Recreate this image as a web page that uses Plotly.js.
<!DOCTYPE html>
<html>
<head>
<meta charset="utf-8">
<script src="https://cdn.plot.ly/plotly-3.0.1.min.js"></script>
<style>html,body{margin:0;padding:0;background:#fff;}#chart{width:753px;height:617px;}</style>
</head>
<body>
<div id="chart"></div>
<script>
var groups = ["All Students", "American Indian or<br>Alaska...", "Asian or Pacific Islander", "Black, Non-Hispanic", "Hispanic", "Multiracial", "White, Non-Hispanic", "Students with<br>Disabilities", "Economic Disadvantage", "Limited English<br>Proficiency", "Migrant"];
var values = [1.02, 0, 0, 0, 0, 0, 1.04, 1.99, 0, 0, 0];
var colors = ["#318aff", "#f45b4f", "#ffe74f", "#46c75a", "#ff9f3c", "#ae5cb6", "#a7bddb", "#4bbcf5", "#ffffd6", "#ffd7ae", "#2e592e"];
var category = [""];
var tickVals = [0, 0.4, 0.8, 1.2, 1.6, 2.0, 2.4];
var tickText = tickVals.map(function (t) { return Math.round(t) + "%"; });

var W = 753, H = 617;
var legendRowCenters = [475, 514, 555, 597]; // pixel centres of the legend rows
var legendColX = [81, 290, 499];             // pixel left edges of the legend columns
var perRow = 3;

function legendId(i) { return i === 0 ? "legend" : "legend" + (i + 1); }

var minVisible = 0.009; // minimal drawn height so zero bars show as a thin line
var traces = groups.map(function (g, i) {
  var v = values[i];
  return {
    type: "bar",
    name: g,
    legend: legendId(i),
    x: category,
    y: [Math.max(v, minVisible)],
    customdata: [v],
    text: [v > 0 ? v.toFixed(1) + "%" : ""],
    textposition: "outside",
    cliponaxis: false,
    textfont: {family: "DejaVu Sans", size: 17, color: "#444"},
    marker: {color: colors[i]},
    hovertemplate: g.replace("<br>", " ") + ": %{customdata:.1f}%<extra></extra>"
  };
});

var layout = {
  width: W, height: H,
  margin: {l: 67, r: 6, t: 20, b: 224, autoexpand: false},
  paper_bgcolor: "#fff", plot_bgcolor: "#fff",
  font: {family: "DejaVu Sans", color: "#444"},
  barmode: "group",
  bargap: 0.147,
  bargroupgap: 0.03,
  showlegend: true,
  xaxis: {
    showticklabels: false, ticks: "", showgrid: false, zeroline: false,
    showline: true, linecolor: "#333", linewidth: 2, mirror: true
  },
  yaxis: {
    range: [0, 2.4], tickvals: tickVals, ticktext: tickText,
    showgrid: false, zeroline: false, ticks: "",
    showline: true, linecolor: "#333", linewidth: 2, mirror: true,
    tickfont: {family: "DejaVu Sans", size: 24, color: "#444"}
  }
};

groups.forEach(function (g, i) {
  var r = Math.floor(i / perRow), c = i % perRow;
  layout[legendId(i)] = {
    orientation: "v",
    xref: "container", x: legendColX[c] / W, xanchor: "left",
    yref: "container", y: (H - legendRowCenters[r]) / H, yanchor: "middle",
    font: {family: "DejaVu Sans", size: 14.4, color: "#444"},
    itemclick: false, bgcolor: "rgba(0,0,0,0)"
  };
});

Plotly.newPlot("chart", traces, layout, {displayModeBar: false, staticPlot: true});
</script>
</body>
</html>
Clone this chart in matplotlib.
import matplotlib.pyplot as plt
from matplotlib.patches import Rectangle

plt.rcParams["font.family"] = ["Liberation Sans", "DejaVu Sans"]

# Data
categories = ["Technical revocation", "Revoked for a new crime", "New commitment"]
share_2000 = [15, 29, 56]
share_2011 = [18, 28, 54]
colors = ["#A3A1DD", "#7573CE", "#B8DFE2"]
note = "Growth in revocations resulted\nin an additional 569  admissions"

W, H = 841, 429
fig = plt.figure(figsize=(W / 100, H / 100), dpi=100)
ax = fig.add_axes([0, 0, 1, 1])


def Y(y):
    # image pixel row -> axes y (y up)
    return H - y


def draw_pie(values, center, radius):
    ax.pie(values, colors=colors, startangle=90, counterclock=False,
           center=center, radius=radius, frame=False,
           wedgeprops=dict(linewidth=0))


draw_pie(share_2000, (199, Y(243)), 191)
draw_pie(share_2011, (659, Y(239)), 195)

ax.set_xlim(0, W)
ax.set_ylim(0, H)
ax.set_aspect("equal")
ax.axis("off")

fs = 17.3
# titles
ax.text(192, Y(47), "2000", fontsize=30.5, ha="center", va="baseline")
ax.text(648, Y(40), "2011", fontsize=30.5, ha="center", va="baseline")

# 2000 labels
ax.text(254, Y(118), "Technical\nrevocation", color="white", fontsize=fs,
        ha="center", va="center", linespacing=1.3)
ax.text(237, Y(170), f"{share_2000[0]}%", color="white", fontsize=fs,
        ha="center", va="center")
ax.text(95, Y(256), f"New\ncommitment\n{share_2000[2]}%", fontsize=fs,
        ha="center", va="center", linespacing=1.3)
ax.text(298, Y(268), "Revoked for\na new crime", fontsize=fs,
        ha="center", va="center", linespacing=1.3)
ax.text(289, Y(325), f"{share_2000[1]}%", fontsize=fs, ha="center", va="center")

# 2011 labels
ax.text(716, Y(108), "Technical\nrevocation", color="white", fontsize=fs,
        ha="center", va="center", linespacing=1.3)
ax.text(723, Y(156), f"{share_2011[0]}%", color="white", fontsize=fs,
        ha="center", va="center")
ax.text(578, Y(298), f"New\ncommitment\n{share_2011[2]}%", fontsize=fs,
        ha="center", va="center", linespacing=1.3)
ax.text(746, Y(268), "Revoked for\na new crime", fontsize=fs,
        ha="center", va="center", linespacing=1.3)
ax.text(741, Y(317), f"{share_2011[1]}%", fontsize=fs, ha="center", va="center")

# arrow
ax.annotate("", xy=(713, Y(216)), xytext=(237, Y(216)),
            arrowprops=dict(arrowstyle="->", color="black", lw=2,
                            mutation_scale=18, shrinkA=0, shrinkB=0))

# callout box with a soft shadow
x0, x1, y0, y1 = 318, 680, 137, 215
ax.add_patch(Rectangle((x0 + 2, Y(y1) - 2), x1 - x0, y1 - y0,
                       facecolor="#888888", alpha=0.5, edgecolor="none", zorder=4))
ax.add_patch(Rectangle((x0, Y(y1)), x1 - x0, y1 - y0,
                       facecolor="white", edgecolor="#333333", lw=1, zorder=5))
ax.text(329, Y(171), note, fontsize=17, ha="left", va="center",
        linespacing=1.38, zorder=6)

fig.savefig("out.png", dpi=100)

What is asked
Read through the data and copy every line where "matplotlib" shows up.

Solution below
Clone this chart in matplotlib.
import matplotlib.pyplot as plt
from matplotlib.patches import Rectangle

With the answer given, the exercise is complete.